((

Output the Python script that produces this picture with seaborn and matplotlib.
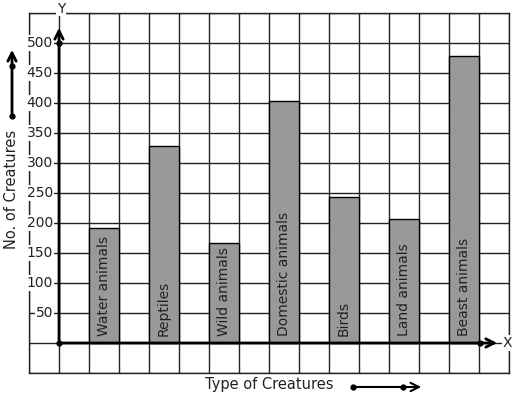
import numpy as np
import matplotlib
matplotlib.use("Agg")
import matplotlib.pyplot as plt
import seaborn as sns

# -----------------------------
# Data
# -----------------------------
creatures = ["Water animals", "Reptiles", "Wild animals", "Domestic animals",
             "Birds", "Land animals", "Beast animals"]
counts = [191, 328, 167, 403, 243, 207, 478]
y_labels = [50, 100, 150, 200, 250, 300, 350, 400, 450, 500]

# -----------------------------
# Style
# -----------------------------
sns.set_style("white")
plt.rcParams["font.family"] = ["DejaVu Sans"]
text_col = "#222222"

fig = plt.figure(figsize=(5.17, 3.99), dpi=100)
ax = fig.add_axes([29 / 517, 26 / 399, 480 / 517, 360 / 399])

sns.barplot(x=creatures, y=counts, color="#999999", edgecolor="black",
            linewidth=1, width=0.5, saturation=1, ax=ax, zorder=2)

ax.set_xlim(-1.25, 6.75)
ax.set_ylim(-50, 550)
ax.set_xticks(np.arange(-1.25, 6.8, 0.5))
ax.set_yticks(np.arange(-50, 551, 50))
ax.set_xticklabels([])
ax.set_yticklabels([])
ax.tick_params(length=0)
ax.set_xlabel("")
ax.set_ylabel("")
ax.grid(True, color="#222222", linewidth=1)
ax.set_axisbelow(True)
for s in ax.spines.values():
    s.set_color("#222222")
    s.set_linewidth(1)

# bar names written inside the bars
for i, name in enumerate(creatures):
    ax.text(i, 12, name, rotation=90, ha="center", va="bottom",
            fontsize=10, color=text_col, zorder=4)

# y values next to the Y axis
for v in y_labels:
    ax.text(-0.85, v, str(v), ha="right", va="center", fontsize=10, color=text_col,
            bbox=dict(facecolor="white", edgecolor="none", pad=0.5), zorder=3)

# axes with arrows
ax.annotate("", xy=(-0.75, 530), xytext=(-0.75, 0),
            arrowprops=dict(arrowstyle="->", lw=2, color="black",
                            mutation_scale=15), zorder=5)
ax.annotate("", xy=(6.6, 0), xytext=(-0.75, 0),
            arrowprops=dict(arrowstyle="->", lw=2, color="black",
                            mutation_scale=15), zorder=5)
ax.plot([-0.75, -0.75, 6.27], [0, 500, 0], "o", color="black", ms=3.5,
        zorder=6, clip_on=False)
ax.text(-0.72, 557, "Y", ha="center", va="center", fontsize=10, color=text_col,
        bbox=dict(facecolor="white", edgecolor="none", pad=0.5), zorder=5,
        clip_on=False)
ax.text(6.73, 0, "X", ha="center", va="center", fontsize=10, color=text_col,
        bbox=dict(facecolor="white", edgecolor="none", pad=0.5), zorder=5,
        clip_on=False)

# outer axis titles with arrows
fig.text(12 / 517, 210 / 399, "No. of Creatures", rotation=90, ha="center",
         va="center", fontsize=10.5, color=text_col)
fig.text(269 / 517, 15 / 399, "Type of Creatures", ha="center", va="center",
         fontsize=10.5, color=text_col)

ax.annotate("", xy=(12, 352), xytext=(12, 283), xycoords="figure pixels",
            textcoords="figure pixels",
            arrowprops=dict(arrowstyle="->", lw=2, color="black",
                            mutation_scale=15))
ax.annotate("", xy=(424, 12), xytext=(353, 12), xycoords="figure pixels",
            textcoords="figure pixels",
            arrowprops=dict(arrowstyle="->", lw=1.5, color="black",
                            mutation_scale=15))
for px, py in [(12, 283), (12, 333), (353, 12), (403, 12)]:
    fig.add_artist(plt.Line2D([px / 517], [py / 399], marker="o", ms=3.5,
                              color="black", transform=fig.transFigure))

fig.savefig("out.png", dpi=100)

))

## What is being asked
Only the lines from the start of the material through the line containing "fontsize=10, color=text_col, zorder=4)" should be transcribed. Pictures stay out.

## Response to this task
Output the Python script that produces this picture with seaborn and matplotlib.
import numpy as np
import matplotlib
matplotlib.use("Agg")
import matplotlib.pyplot as plt
import seaborn as sns

# -----------------------------
# Data
# -----------------------------
creatures = ["Water animals", "Reptiles", "Wild animals", "Domestic animals",
             "Birds", "Land animals", "Beast animals"]
counts = [191, 328, 167, 403, 243, 207, 478]
y_labels = [50, 100, 150, 200, 250, 300, 350, 400, 450, 500]

# -----------------------------
# Style
# -----------------------------
sns.set_style("white")
plt.rcParams["font.family"] = ["DejaVu Sans"]
text_col = "#222222"

fig = plt.figure(figsize=(5.17, 3.99), dpi=100)
ax = fig.add_axes([29 / 517, 26 / 399, 480 / 517, 360 / 399])

sns.barplot(x=creatures, y=counts, color="#999999", edgecolor="black",
            linewidth=1, width=0.5, saturation=1, ax=ax, zorder=2)

ax.set_xlim(-1.25, 6.75)
ax.set_ylim(-50, 550)
ax.set_xticks(np.arange(-1.25, 6.8, 0.5))
ax.set_yticks(np.arange(-50, 551, 50))
ax.set_xticklabels([])
ax.set_yticklabels([])
ax.tick_params(length=0)
ax.set_xlabel("")
ax.set_ylabel("")
ax.grid(True, color="#222222", linewidth=1)
ax.set_axisbelow(True)
for s in ax.spines.values():
    s.set_color("#222222")
    s.set_linewidth(1)

# bar names written inside the bars
for i, name in enumerate(creatures):
    ax.text(i, 12, name, rotation=90, ha="center", va="bottom",
            fontsize=10, color=text_col, zorder=4)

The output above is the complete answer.